Exercise objective –
Your task is to reproduce, verbatim and without pictures, the lines from the opening of the listing through the line containing "plt.rcParams['font.family'] = ['Liberation".

Collected data –
----
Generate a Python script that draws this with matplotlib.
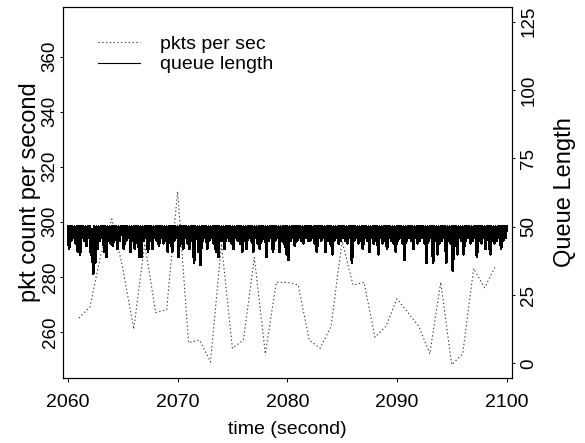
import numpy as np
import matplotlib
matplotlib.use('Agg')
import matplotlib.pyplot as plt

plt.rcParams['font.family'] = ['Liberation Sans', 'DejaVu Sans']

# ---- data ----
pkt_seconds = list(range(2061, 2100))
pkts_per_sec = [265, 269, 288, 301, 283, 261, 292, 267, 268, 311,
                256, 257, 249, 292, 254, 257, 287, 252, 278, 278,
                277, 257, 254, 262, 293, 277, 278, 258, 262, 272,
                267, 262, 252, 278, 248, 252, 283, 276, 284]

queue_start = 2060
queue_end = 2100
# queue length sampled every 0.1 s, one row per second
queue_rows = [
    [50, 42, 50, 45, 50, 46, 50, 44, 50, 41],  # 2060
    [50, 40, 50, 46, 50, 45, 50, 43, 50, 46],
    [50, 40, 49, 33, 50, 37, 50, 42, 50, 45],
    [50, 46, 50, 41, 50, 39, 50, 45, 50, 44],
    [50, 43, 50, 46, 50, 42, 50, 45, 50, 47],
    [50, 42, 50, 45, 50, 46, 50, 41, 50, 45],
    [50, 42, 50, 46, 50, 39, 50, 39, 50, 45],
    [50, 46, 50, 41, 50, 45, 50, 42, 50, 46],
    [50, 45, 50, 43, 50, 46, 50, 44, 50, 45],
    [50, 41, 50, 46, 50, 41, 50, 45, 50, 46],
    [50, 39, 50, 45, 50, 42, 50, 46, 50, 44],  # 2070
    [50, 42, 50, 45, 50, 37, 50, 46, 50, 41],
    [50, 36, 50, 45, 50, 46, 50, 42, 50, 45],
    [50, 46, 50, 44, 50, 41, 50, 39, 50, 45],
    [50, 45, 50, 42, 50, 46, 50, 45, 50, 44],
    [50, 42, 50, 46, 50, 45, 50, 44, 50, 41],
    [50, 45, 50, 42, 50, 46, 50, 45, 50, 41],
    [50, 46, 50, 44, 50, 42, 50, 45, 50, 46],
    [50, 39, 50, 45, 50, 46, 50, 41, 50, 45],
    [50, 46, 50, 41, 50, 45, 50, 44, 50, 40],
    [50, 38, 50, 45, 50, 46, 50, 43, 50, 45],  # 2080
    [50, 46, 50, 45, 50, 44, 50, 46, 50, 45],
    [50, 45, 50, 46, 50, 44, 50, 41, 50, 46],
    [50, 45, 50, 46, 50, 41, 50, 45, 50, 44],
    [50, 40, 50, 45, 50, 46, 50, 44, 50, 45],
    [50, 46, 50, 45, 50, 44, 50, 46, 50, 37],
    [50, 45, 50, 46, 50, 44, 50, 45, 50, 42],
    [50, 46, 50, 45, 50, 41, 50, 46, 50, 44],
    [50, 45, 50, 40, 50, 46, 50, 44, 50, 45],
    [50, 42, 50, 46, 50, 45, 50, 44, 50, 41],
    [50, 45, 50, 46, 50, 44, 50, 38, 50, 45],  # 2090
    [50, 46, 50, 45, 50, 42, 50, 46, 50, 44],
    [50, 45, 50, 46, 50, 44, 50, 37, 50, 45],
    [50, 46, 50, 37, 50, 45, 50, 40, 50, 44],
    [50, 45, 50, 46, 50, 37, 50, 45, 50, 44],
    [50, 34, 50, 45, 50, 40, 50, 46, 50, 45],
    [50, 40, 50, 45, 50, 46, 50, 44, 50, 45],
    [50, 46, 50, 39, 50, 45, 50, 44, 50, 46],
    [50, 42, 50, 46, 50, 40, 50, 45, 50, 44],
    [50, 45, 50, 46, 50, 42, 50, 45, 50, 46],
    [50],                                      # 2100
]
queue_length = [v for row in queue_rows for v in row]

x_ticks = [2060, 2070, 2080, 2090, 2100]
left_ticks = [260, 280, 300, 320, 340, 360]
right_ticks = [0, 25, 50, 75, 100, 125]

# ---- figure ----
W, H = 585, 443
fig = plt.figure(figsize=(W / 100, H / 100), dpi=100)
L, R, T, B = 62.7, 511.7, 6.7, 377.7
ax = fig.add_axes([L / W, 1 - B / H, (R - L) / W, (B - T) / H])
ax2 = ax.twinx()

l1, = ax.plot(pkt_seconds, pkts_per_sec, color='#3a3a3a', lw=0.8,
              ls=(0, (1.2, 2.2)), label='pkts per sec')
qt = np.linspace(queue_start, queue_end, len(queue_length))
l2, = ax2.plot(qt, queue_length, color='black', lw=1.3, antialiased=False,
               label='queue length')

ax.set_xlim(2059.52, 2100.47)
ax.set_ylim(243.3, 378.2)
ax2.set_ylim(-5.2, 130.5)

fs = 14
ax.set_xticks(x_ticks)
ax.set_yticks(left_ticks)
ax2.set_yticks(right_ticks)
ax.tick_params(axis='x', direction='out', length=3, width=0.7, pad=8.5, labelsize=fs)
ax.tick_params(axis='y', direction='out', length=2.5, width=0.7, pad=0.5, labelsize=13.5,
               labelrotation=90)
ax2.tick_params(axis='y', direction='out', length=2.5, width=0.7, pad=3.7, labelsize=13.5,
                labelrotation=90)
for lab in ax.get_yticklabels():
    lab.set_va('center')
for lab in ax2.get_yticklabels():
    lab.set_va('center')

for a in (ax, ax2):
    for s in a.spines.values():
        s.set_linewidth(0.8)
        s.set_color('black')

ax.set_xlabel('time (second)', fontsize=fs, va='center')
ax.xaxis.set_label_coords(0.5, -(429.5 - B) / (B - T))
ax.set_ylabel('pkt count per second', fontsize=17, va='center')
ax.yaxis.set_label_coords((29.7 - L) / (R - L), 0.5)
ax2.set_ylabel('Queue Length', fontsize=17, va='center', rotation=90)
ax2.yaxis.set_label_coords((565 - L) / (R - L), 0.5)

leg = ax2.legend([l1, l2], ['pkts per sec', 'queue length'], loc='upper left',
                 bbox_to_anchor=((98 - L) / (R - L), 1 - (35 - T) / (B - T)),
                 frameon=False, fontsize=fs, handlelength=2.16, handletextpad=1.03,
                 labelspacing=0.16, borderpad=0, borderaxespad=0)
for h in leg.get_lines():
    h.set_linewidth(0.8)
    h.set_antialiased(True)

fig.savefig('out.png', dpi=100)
----
Result –
Generate a Python script that draws this with matplotlib.
import numpy as np
import matplotlib
matplotlib.use('Agg')
import matplotlib.pyplot as plt

plt.rcParams['font.family'] = ['Liberation Sans', 'DejaVu Sans']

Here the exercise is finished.